### [Directive]
Would you transcribe the listing that follows, character for character, and omit its images?
-------------------------
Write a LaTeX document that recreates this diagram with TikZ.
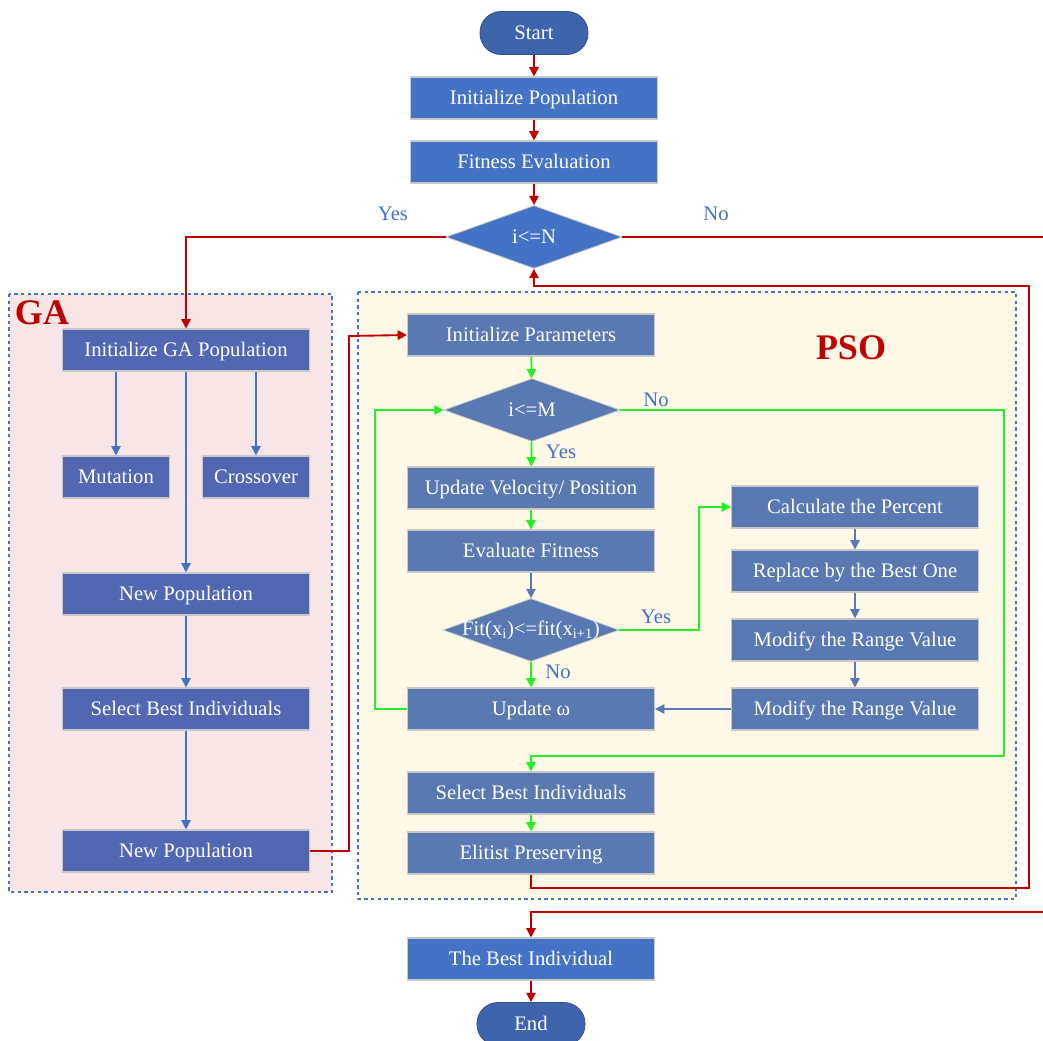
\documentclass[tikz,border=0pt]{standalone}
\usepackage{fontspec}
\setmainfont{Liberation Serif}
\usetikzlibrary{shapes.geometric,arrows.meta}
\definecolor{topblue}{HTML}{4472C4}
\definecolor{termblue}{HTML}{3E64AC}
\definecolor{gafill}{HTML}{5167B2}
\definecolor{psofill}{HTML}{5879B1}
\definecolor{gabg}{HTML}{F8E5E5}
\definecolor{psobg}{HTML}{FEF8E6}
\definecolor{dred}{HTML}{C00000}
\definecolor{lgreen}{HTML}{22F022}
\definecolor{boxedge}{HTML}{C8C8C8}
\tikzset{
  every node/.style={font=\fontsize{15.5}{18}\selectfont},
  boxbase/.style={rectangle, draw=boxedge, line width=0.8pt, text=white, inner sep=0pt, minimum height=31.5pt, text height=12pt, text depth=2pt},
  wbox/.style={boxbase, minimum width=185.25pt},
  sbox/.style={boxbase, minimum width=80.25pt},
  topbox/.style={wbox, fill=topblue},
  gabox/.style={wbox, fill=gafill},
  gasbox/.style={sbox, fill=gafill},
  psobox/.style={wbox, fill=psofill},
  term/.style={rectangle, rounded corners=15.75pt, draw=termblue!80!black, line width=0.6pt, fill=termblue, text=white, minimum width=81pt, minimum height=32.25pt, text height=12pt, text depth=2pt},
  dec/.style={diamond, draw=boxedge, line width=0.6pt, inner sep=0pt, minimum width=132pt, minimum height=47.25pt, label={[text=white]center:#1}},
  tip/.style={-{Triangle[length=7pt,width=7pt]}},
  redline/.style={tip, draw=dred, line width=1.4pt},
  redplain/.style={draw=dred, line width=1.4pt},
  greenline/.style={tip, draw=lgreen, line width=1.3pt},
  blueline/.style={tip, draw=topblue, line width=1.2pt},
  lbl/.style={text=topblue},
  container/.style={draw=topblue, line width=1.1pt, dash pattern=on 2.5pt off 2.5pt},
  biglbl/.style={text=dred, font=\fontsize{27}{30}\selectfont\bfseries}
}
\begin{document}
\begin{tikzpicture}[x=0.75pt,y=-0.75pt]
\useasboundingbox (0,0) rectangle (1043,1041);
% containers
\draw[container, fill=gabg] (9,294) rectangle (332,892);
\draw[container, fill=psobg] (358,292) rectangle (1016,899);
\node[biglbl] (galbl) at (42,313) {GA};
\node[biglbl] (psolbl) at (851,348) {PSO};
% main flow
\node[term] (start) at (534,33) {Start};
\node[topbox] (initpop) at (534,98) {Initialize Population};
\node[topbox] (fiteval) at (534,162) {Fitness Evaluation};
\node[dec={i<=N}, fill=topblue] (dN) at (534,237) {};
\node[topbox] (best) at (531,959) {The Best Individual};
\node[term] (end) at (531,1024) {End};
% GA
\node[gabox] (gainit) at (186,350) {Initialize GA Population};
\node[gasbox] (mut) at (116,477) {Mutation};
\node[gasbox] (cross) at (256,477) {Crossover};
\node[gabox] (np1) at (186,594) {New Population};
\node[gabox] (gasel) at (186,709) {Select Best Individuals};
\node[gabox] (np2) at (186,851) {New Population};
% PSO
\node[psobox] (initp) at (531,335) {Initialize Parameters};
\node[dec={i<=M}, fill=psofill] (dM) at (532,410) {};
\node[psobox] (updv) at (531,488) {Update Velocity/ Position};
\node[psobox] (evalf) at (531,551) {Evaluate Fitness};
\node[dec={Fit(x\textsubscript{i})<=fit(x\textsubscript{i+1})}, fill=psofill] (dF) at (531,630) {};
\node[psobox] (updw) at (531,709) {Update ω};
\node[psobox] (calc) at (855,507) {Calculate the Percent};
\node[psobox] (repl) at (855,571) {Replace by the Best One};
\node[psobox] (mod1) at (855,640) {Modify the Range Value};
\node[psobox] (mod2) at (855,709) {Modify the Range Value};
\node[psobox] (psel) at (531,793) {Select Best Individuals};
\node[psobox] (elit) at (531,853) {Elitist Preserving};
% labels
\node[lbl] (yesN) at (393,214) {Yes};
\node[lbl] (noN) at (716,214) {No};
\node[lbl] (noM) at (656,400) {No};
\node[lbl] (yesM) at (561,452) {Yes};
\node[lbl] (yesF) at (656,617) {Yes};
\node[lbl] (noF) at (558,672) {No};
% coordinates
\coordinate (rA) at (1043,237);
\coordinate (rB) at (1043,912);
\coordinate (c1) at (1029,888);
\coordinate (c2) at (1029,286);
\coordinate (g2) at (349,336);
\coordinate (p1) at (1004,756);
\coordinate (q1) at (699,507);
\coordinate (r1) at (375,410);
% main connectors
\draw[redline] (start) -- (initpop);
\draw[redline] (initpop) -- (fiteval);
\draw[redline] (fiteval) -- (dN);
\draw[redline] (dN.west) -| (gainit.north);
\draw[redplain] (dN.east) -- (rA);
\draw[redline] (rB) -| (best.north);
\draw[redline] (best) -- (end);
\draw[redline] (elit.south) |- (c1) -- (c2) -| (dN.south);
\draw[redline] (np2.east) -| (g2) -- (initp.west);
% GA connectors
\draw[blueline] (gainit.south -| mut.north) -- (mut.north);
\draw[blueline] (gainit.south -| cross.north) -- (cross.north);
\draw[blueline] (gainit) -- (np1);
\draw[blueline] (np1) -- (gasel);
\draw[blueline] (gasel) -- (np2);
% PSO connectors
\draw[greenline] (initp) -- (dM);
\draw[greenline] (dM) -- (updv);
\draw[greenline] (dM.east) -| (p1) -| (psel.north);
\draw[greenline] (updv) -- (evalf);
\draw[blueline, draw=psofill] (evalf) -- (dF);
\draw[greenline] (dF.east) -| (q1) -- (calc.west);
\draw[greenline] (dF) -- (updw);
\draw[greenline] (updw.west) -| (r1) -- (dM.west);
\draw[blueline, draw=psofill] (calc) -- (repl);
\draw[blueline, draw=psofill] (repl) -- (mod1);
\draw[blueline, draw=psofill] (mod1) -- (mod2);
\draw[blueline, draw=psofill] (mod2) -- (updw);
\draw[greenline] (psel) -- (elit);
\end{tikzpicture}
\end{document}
-------------------------
### [Solved exercise]
Write a LaTeX document that recreates this diagram with TikZ.
\documentclass[tikz,border=0pt]{standalone}
\usepackage{fontspec}
\setmainfont{Liberation Serif}
\usetikzlibrary{shapes.geometric,arrows.meta}
\definecolor{topblue}{HTML}{4472C4}
\definecolor{termblue}{HTML}{3E64AC}
\definecolor{gafill}{HTML}{5167B2}
\definecolor{psofill}{HTML}{5879B1}
\definecolor{gabg}{HTML}{F8E5E5}
\definecolor{psobg}{HTML}{FEF8E6}
\definecolor{dred}{HTML}{C00000}
\definecolor{lgreen}{HTML}{22F022}
\definecolor{boxedge}{HTML}{C8C8C8}
\tikzset{
  every node/.style={font=\fontsize{15.5}{18}\selectfont},
  boxbase/.style={rectangle, draw=boxedge, line width=0.8pt, text=white, inner sep=0pt, minimum height=31.5pt, text height=12pt, text depth=2pt},
  wbox/.style={boxbase, minimum width=185.25pt},
  sbox/.style={boxbase, minimum width=80.25pt},
  topbox/.style={wbox, fill=topblue},
  gabox/.style={wbox, fill=gafill},
  gasbox/.style={sbox, fill=gafill},
  psobox/.style={wbox, fill=psofill},
  term/.style={rectangle, rounded corners=15.75pt, draw=termblue!80!black, line width=0.6pt, fill=termblue, text=white, minimum width=81pt, minimum height=32.25pt, text height=12pt, text depth=2pt},
  dec/.style={diamond, draw=boxedge, line width=0.6pt, inner sep=0pt, minimum width=132pt, minimum height=47.25pt, label={[text=white]center:#1}},
  tip/.style={-{Triangle[length=7pt,width=7pt]}},
  redline/.style={tip, draw=dred, line width=1.4pt},
  redplain/.style={draw=dred, line width=1.4pt},
  greenline/.style={tip, draw=lgreen, line width=1.3pt},
  blueline/.style={tip, draw=topblue, line width=1.2pt},
  lbl/.style={text=topblue},
  container/.style={draw=topblue, line width=1.1pt, dash pattern=on 2.5pt off 2.5pt},
  biglbl/.style={text=dred, font=\fontsize{27}{30}\selectfont\bfseries}
}
\begin{document}
\begin{tikzpicture}[x=0.75pt,y=-0.75pt]
\useasboundingbox (0,0) rectangle (1043,1041);
% containers
\draw[container, fill=gabg] (9,294) rectangle (332,892);
\draw[container, fill=psobg] (358,292) rectangle (1016,899);
\node[biglbl] (galbl) at (42,313) {GA};
\node[biglbl] (psolbl) at (851,348) {PSO};
% main flow
\node[term] (start) at (534,33) {Start};
\node[topbox] (initpop) at (534,98) {Initialize Population};
\node[topbox] (fiteval) at (534,162) {Fitness Evaluation};
\node[dec={i<=N}, fill=topblue] (dN) at (534,237) {};
\node[topbox] (best) at (531,959) {The Best Individual};
\node[term] (end) at (531,1024) {End};
% GA
\node[gabox] (gainit) at (186,350) {Initialize GA Population};
\node[gasbox] (mut) at (116,477) {Mutation};
\node[gasbox] (cross) at (256,477) {Crossover};
\node[gabox] (np1) at (186,594) {New Population};
\node[gabox] (gasel) at (186,709) {Select Best Individuals};
\node[gabox] (np2) at (186,851) {New Population};
% PSO
\node[psobox] (initp) at (531,335) {Initialize Parameters};
\node[dec={i<=M}, fill=psofill] (dM) at (532,410) {};
\node[psobox] (updv) at (531,488) {Update Velocity/ Position};
\node[psobox] (evalf) at (531,551) {Evaluate Fitness};
\node[dec={Fit(x\textsubscript{i})<=fit(x\textsubscript{i+1})}, fill=psofill] (dF) at (531,630) {};
\node[psobox] (updw) at (531,709) {Update ω};
\node[psobox] (calc) at (855,507) {Calculate the Percent};
\node[psobox] (repl) at (855,571) {Replace by the Best One};
\node[psobox] (mod1) at (855,640) {Modify the Range Value};
\node[psobox] (mod2) at (855,709) {Modify the Range Value};
\node[psobox] (psel) at (531,793) {Select Best Individuals};
\node[psobox] (elit) at (531,853) {Elitist Preserving};
% labels
\node[lbl] (yesN) at (393,214) {Yes};
\node[lbl] (noN) at (716,214) {No};
\node[lbl] (noM) at (656,400) {No};
\node[lbl] (yesM) at (561,452) {Yes};
\node[lbl] (yesF) at (656,617) {Yes};
\node[lbl] (noF) at (558,672) {No};
% coordinates
\coordinate (rA) at (1043,237);
\coordinate (rB) at (1043,912);
\coordinate (c1) at (1029,888);
\coordinate (c2) at (1029,286);
\coordinate (g2) at (349,336);
\coordinate (p1) at (1004,756);
\coordinate (q1) at (699,507);
\coordinate (r1) at (375,410);
% main connectors
\draw[redline] (start) -- (initpop);
\draw[redline] (initpop) -- (fiteval);
\draw[redline] (fiteval) -- (dN);
\draw[redline] (dN.west) -| (gainit.north);
\draw[redplain] (dN.east) -- (rA);
\draw[redline] (rB) -| (best.north);
\draw[redline] (best) -- (end);
\draw[redline] (elit.south) |- (c1) -- (c2) -| (dN.south);
\draw[redline] (np2.east) -| (g2) -- (initp.west);
% GA connectors
\draw[blueline] (gainit.south -| mut.north) -- (mut.north);
\draw[blueline] (gainit.south -| cross.north) -- (cross.north);
\draw[blueline] (gainit) -- (np1);
\draw[blueline] (np1) -- (gasel);
\draw[blueline] (gasel) -- (np2);
% PSO connectors
\draw[greenline] (initp) -- (dM);
\draw[greenline] (dM) -- (updv);
\draw[greenline] (dM.east) -| (p1) -| (psel.north);
\draw[greenline] (updv) -- (evalf);
\draw[blueline, draw=psofill] (evalf) -- (dF);
\draw[greenline] (dF.east) -| (q1) -- (calc.west);
\draw[greenline] (dF) -- (updw);
\draw[greenline] (updw.west) -| (r1) -- (dM.west);
\draw[blueline, draw=psofill] (calc) -- (repl);
\draw[blueline, draw=psofill] (repl) -- (mod1);
\draw[blueline, draw=psofill] (mod1) -- (mod2);
\draw[blueline, draw=psofill] (mod2) -- (updw);
\draw[greenline] (psel) -- (elit);
\end{tikzpicture}
\end{document}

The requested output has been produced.